Well, to a degree he does. Parliament as an institution he reveres; Parliament as it exists in its present form he’s not so keen on. Nor does he hold in much esteem the Parliamentary Press Gallery, of which he was a leading member for 40 years.

Today’s media, he says, are largely in the business of “the murder of politicians.” Mischief, he would say, sells better than information. And, as for the historical perspective of today’s gallery, don’t even ask. With only the rarest of exceptions, there is none.

Fisher arrived in Ottawa in 1957 as the CCF member for Port Arthur (now Thunder Bay), an unknown high school teacher who had pulled off the greatest election upset in Canadian history by defeating “Minister of Everything” C.D. Howe. By 1960, Canadian Press had named Prime Minister John Diefenbaker, Liberal opposition critic Paul Martin Sr. and Fisher as the three most effective speakers in the House.

But that, of course, was back when there were listeners to make such judgment.

The CCF became the NDP and Fisher began dabbling in print to augment his $10,000 MP’s salary. He had two homes to maintain, one in Ottawa and one back in the riding, and five growing sons to help raise. Soon print became the sole livelihood, first at the Toronto Telegram, then for the Sun chain until his retirement in the summer of 2006.

He is not one to dwell on the past nor one to boast about achievement – his family says he turned down the Order of Canada – but son Luke has built a website, www.douglasfisher.ca, that includes everything from family history to Fisher’s war service, his journalism and even his pivotal work in the early years of Hockey Canada. If he wouldn’t take the Order of Canada, perhaps he should be in the Hockey Hall of Fame in the builder category.

Fisher used his final words in print to state frankly what he believed the Parliament he loved had become: powerless, largely meaningless, with far too much power vested in the Prime Minister’s Office and the offices of the other party leaders than is healthy for democracy.

The House of Commons, he bemoaned, “has withered almost to insignificance. Stephen Harper is more supreme and absolute in the government, cabinet, House, and the country than John Diefenbaker was in my first House in 1957.”

This is not just an old, frustrated NDPer venting; by his own admission, the passage of time turned Fisher to conservatism. He was close to Brian Mulroney, critical of the Liberals and even today remains in touch with Conservatives in power. A cabinet minister had called only days before seeking advice.

What happened to the House is difficult to pin down.
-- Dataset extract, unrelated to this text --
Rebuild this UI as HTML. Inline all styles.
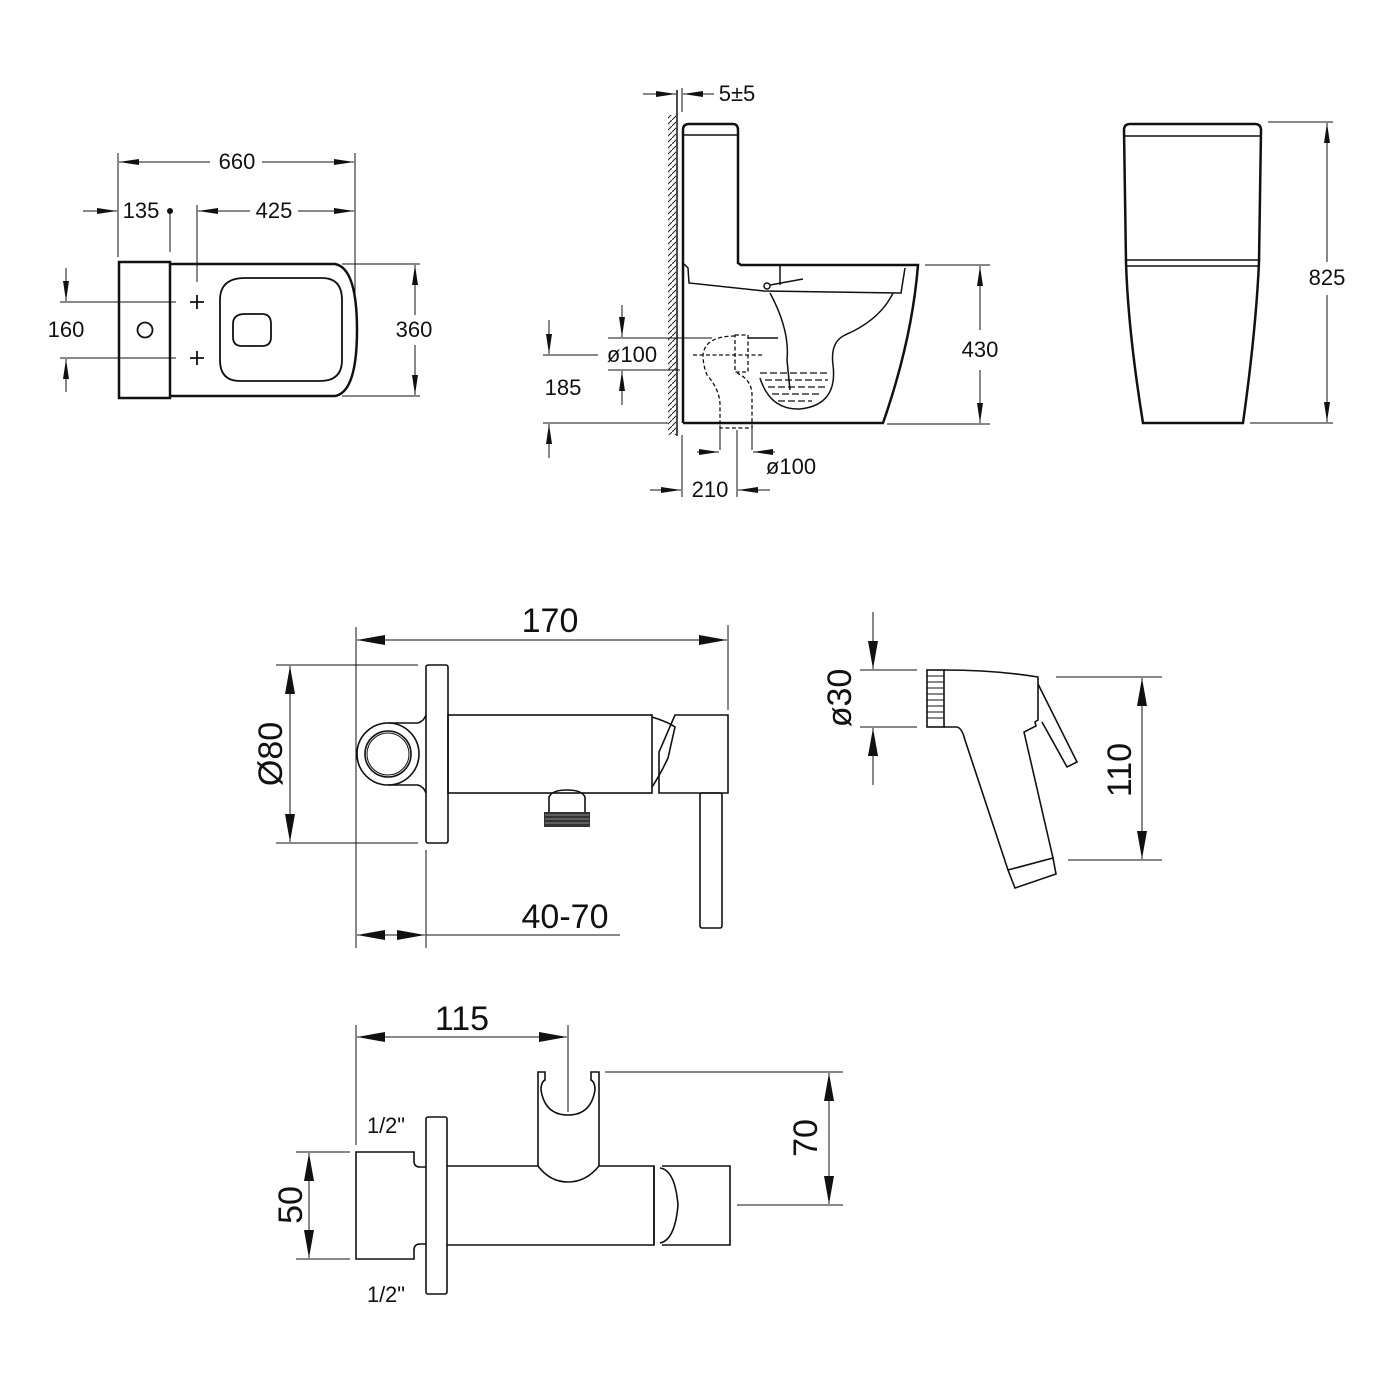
<!DOCTYPE html>
<html><head><meta charset="utf-8"><style>
html,body{margin:0;padding:0;background:#fff;}
svg{display:block;}
text{font-family:"Liberation Sans",Arial,sans-serif;fill:#111;}
</style></head><body>
<svg width="1400" height="1400" viewBox="0 0 1400 1400" xmlns="http://www.w3.org/2000/svg">
<defs>
<marker id="a" viewBox="0 0 20 8" refX="20" refY="4" markerWidth="20" markerHeight="8" markerUnits="userSpaceOnUse" orient="auto-start-reverse"><path d="M0,1 L20,4 L0,7 z" fill="#111"/></marker>
<marker id="b" viewBox="0 0 28 10" refX="28" refY="5" markerWidth="28" markerHeight="10" markerUnits="userSpaceOnUse" orient="auto-start-reverse"><path d="M0,0 L28,5 L0,10 z" fill="#111"/></marker>
<pattern id="h" width="6" height="6" patternUnits="userSpaceOnUse"><path d="M0,6 L6,0" stroke="#222" stroke-width="1"/></pattern>
</defs>

<!-- ===== TOP VIEW ===== -->
<g stroke="#111" fill="none" stroke-width="1">
<line x1="118" y1="153" x2="118" y2="257"/>
<line x1="355" y1="153" x2="355" y2="293"/>
<line x1="119" y1="162" x2="210" y2="162" marker-start="url(#a)"/>
<line x1="262" y1="162" x2="354" y2="162" marker-end="url(#a)"/>
<line x1="83" y1="211" x2="117" y2="211" marker-end="url(#a)"/>
<line x1="170" y1="211" x2="170" y2="252"/>
<line x1="197" y1="205" x2="197" y2="282"/>
<line x1="198" y1="211" x2="250" y2="211" marker-start="url(#a)"/>
<line x1="298" y1="211" x2="354" y2="211" marker-end="url(#a)"/>
<line x1="60" y1="302" x2="176" y2="302"/>
<line x1="60" y1="358" x2="176" y2="358"/>
<line x1="66" y1="268" x2="66" y2="301" marker-end="url(#a)"/>
<line x1="66" y1="392" x2="66" y2="359" marker-end="url(#a)"/>
<line x1="342" y1="264" x2="420" y2="264"/>
<line x1="342" y1="396" x2="420" y2="396"/>
<line x1="415" y1="265" x2="415" y2="315" marker-start="url(#a)"/>
<line x1="415" y1="345" x2="415" y2="395" marker-end="url(#a)"/>
</g>
<circle cx="170" cy="211" r="3" fill="#111"/>
<g stroke="#111" fill="none" stroke-width="2.5">
<rect x="119" y="262" width="51" height="136"/>
<path d="M170,264 H335 Q357,268 357,330 Q357,392 335,396 H170"/>
</g>
<g stroke="#111" fill="none" stroke-width="1.8">
<path d="M245,278 H322 Q342,278 342,300 V360 Q342,381 320,381 H240 Q220,381 220,360 V300 Q220,278 245,278 Z"/>
<path d="M245,314 H262 Q271,314 271,324 V337 Q271,346 262,346 H242 Q233,346 233,337 V324 Q233,314 245,314 Z"/>
<circle cx="145" cy="330" r="7.5"/>
<path d="M190,302 H204 M197,295 V309 M190,358 H204 M197,351 V365"/>
</g>
<g font-size="22" text-anchor="middle">
<text x="237" y="169">660</text>
<text x="141" y="218">135</text>
<text x="274" y="218">425</text>
<text x="66" y="337">160</text>
<text x="414" y="337">360</text>
</g>

<!-- ===== SIDE VIEW ===== -->
<rect x="668" y="115" width="8" height="320" fill="url(#h)"/>
<line x1="677" y1="90" x2="677" y2="436" stroke="#111" stroke-width="1.5"/>
<g stroke="#111" fill="none" stroke-width="1">
<line x1="682" y1="88" x2="682" y2="112"/>
<line x1="643" y1="94" x2="676" y2="94" marker-end="url(#a)"/>
<line x1="714" y1="94" x2="683" y2="94" marker-end="url(#a)"/>
<line x1="925" y1="265" x2="990" y2="265"/>
<line x1="887" y1="424" x2="990" y2="424"/>
<line x1="980" y1="266" x2="980" y2="330" marker-start="url(#a)"/>
<line x1="980" y1="370" x2="980" y2="423" marker-end="url(#a)"/>
<line x1="608" y1="338" x2="712" y2="338"/>
<line x1="608" y1="370" x2="680" y2="370"/>
<line x1="543" y1="355" x2="598" y2="355"/>
<line x1="543" y1="423" x2="668" y2="423"/>
<line x1="622" y1="305" x2="622" y2="337" marker-end="url(#a)"/>
<line x1="622" y1="405" x2="622" y2="371" marker-end="url(#a)"/>
<line x1="549" y1="320" x2="549" y2="354" marker-end="url(#a)"/>
<line x1="549" y1="458" x2="549" y2="424" marker-end="url(#a)"/>
<line x1="682" y1="435" x2="682" y2="497"/>
<line x1="737" y1="430" x2="737" y2="497"/>
<line x1="720" y1="425" x2="720" y2="450"/>
<line x1="752" y1="428" x2="752" y2="450"/>
<line x1="650" y1="490" x2="681" y2="490" marker-end="url(#a)"/>
<line x1="770" y1="490" x2="738" y2="490" marker-end="url(#a)"/>
<line x1="697" y1="452" x2="719" y2="452" marker-end="url(#a)"/>
<line x1="775" y1="452" x2="753" y2="452" marker-end="url(#a)"/>
</g>
<g stroke="#111" fill="none" stroke-width="2.5">
<path d="M683,423 V130 Q683,124 689,124 H733 Q738,124 738,130 V263 L741,265 H918 Q912,340 883,423 H683"/>
</g>
<g stroke="#111" fill="none" stroke-width="1.5">
<line x1="684" y1="135" x2="737" y2="135"/>
<path d="M684,264 L688,268 L689,283 L764,291 L901,293 L905,268"/>
<circle cx="767" cy="286" r="3"/>
<path d="M770,285 L803,279"/>
<line x1="780" y1="266" x2="780" y2="285"/>
<path d="M770,293 Q790,330 787,360 L790,390"/>
<path d="M893,293 Q880,320 845,335 Q830,342 833,365 Q838,405 800,409 Q770,410 760,378"/>
<path d="M748,338 H778"/>
</g>
<g stroke="#111" fill="none" stroke-width="1.3" stroke-dasharray="4,2.5">
<path d="M735,336 Q705,336 703,355 Q703,365 707,375 Q720,390 720,405 V428 H752 V395 Q752,380 737,373"/>
<rect x="735" y="335" width="13" height="37"/>
<line x1="693" y1="355" x2="762" y2="355"/>
<path d="M760,373 H830 M765,380 H828 M768,387 H825 M772,394 H820 M778,401 H812" stroke-dasharray="7,3"/>
</g>
<g font-size="22" text-anchor="middle">
<text x="737" y="101">5±5</text>
<text x="980" y="357">430</text>
<text x="632" y="362">ø100</text>
<text x="563" y="395">185</text>
<text x="791" y="474">ø100</text>
<text x="710" y="497">210</text>
</g>

<!-- ===== FRONT VIEW ===== -->
<g stroke="#111" fill="none" stroke-width="2.5">
<path d="M1143,423 Q1128,330 1126,262 L1124,130 Q1124,124 1130,124 H1255 Q1261,124 1261,130 L1259,262 Q1256,330 1243,423 Z"/>
</g>
<g stroke="#111" fill="none" stroke-width="1.5">
<line x1="1125" y1="136" x2="1260" y2="136"/>
<line x1="1126" y1="260" x2="1259" y2="260"/>
<line x1="1127" y1="266" x2="1258" y2="266"/>
</g>
<g stroke="#111" fill="none" stroke-width="1">
<line x1="1268" y1="122" x2="1333" y2="122"/>
<line x1="1250" y1="423" x2="1333" y2="423"/>
<line x1="1327" y1="123" x2="1327" y2="262" marker-start="url(#a)"/>
<line x1="1327" y1="295" x2="1327" y2="422" marker-end="url(#a)"/>
</g>
<text x="1327" y="285" font-size="22" text-anchor="middle">825</text>

<!-- ===== MIXER ===== -->
<g stroke="#111" fill="none" stroke-width="1">
<line x1="356" y1="627" x2="356" y2="948"/>
<line x1="728" y1="625" x2="728" y2="710"/>
<line x1="357" y1="640" x2="727" y2="640" marker-start="url(#b)" marker-end="url(#b)"/>
<line x1="276" y1="665" x2="418" y2="665"/>
<line x1="276" y1="843" x2="418" y2="843"/>
<line x1="290" y1="666" x2="290" y2="842" marker-start="url(#b)" marker-end="url(#b)"/>
<line x1="426" y1="850" x2="426" y2="948"/>
<line x1="357" y1="935" x2="390" y2="935" marker-start="url(#b)"/>
<line x1="390" y1="935" x2="425" y2="935" marker-end="url(#b)"/>
<line x1="426" y1="935" x2="620" y2="935"/>
</g>
<g stroke="#111" fill="none" stroke-width="1.6">
<rect x="426" y="665" width="22" height="178" rx="2"/>
<rect x="448" y="715" width="204" height="78"/>
<path d="M675,715 H728 V793 H659 V752 Z"/>
<path d="M652,717 Q668,722 675,727 L668,758 Q660,775 652,787"/>
<rect x="700" y="793" width="22" height="135" rx="2"/>
<path d="M549,812 V797 Q552,790 567,790 Q582,790 585,797 V812"/>
<circle cx="388" cy="754" r="31"/>
<circle cx="388" cy="754" r="23"/>
<circle cx="388" cy="754" r="21" stroke-width="1"/>
<path d="M388,723 H418 Q424,721 426,715 M388,785 H418 Q424,787 426,793"/>
</g>
<rect x="544" y="812" width="46" height="15" fill="#333"/>
<g stroke="#888" stroke-width="1"><line x1="545" y1="815" x2="589" y2="815"/><line x1="545" y1="819" x2="589" y2="819"/><line x1="545" y1="823" x2="589" y2="823"/></g>
<text x="550" y="632" font-size="34" text-anchor="middle">170</text>
<text x="565" y="928" font-size="34" text-anchor="middle">40-70</text>
<text transform="translate(282,754) rotate(-90)" font-size="34" text-anchor="middle">Ø80</text>

<!-- ===== SPRAYER ===== -->
<g stroke="#111" fill="none" stroke-width="1">
<line x1="860" y1="670" x2="917" y2="670"/>
<line x1="860" y1="727" x2="917" y2="727"/>
<line x1="873" y1="612" x2="873" y2="669" marker-end="url(#b)"/>
<line x1="873" y1="785" x2="873" y2="728" marker-end="url(#b)"/>
<line x1="1056" y1="677" x2="1162" y2="677"/>
<line x1="1068" y1="860" x2="1162" y2="860"/>
<line x1="1142" y1="678" x2="1142" y2="859" marker-start="url(#b)" marker-end="url(#b)"/>
</g>
<g stroke="#111" fill="none" stroke-width="1.6">
<rect x="927" y="670" width="17" height="57"/>
<path d="M944,670 Q995,670 1038,677 V720 L1035,722 L1036,726 L1024,732 L1053,858 M944,727 H957 Q962,728 965,740 L1008,870"/>
<path d="M1038,684 L1077,762 L1067,767 L1042,722"/>
<path d="M1008,870 L1053,858 L1056,874 L1015,888 Z"/>
</g>
<g stroke="#111" stroke-width="1">
<line x1="927" y1="676" x2="944" y2="676"/><line x1="927" y1="682" x2="944" y2="682"/><line x1="927" y1="688" x2="944" y2="688"/><line x1="927" y1="694" x2="944" y2="694"/><line x1="927" y1="700" x2="944" y2="700"/><line x1="927" y1="706" x2="944" y2="706"/><line x1="927" y1="712" x2="944" y2="712"/><line x1="927" y1="718" x2="944" y2="718"/>
</g>
<text transform="translate(851,698) rotate(-90)" font-size="34" text-anchor="middle">ø30</text>
<text transform="translate(1131,770) rotate(-90)" font-size="34" text-anchor="middle">110</text>

<!-- ===== HOLDER ===== -->
<g stroke="#111" fill="none" stroke-width="1">
<line x1="356" y1="1025" x2="356" y2="1145"/>
<line x1="568" y1="1025" x2="568" y2="1112"/>
<line x1="357" y1="1037" x2="567" y2="1037" marker-start="url(#b)" marker-end="url(#b)"/>
<line x1="605" y1="1072" x2="843" y2="1072"/>
<line x1="737" y1="1205" x2="843" y2="1205"/>
<line x1="829" y1="1073" x2="829" y2="1204" marker-start="url(#b)" marker-end="url(#b)"/>
<line x1="296" y1="1152" x2="350" y2="1152"/>
<line x1="296" y1="1259" x2="350" y2="1259"/>
<line x1="309" y1="1153" x2="309" y2="1258" marker-start="url(#b)" marker-end="url(#b)"/>
</g>
<g stroke="#111" fill="none" stroke-width="1.6">
<rect x="426" y="1117" width="21" height="177" rx="2"/>
<path d="M426,1167 H420 Q414,1167 414,1161 V1152 H356 V1259 H414 V1250 Q414,1244 420,1244 H426"/>
<path d="M447,1166 H538 V1072 H545 V1080 Q541,1082 541,1090 Q545,1115 568,1115 Q591,1115 595,1090 Q595,1082 591,1080 V1072 H599 V1166 H654 V1245 H447"/>
<path d="M538,1166 Q550,1182 568,1182 Q586,1182 599,1166"/>
<path d="M654,1166 V1245 M660,1168 Q675,1170 678,1205 Q675,1240 660,1243"/>
<path d="M662,1166 H730 V1245 H662"/>
</g>
<g font-size="34" text-anchor="middle">
<text x="462" y="1030">115</text>
<text transform="translate(817,1138) rotate(-90)">70</text>
<text transform="translate(302,1205) rotate(-90)">50</text>
</g>
<g font-size="22" text-anchor="middle">
<text x="386" y="1133" textLength="38" lengthAdjust="spacingAndGlyphs">1/2"</text>
<text x="386" y="1302" textLength="38" lengthAdjust="spacingAndGlyphs">1/2"</text>
</g>
</svg>
</body></html>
The dignity of Stanley Knowles and others of that ilk is now only distant memory. Diefenbaker and Lester Pearson spent considerable time in the Commons, but Pierre Trudeau thought it a waste and a bore. Prime ministers in the years since have largely ignored it apart from Question Period, which is far more theatrics than debate.

Television, which arrived in 1977, changed the tone, but so, too, did the tone of journalism change over the years until today it is mostly governed by a “gotcha” mindset that Fisher deplores.

And yet, he left his final column with a certain optimism. Quebec would stay whereas once he believed it was lost. “I am as positive about our country as I was in my 20s, coming home from the war.”

And now, on the verge of entering his 90s – the Fishers are long livers – that optimism for Canada is as strong as ever, looking ahead.

He just wishes Parliament Hill would look back – and see what it once was, and could again be, for both those who made the news and those who reported it.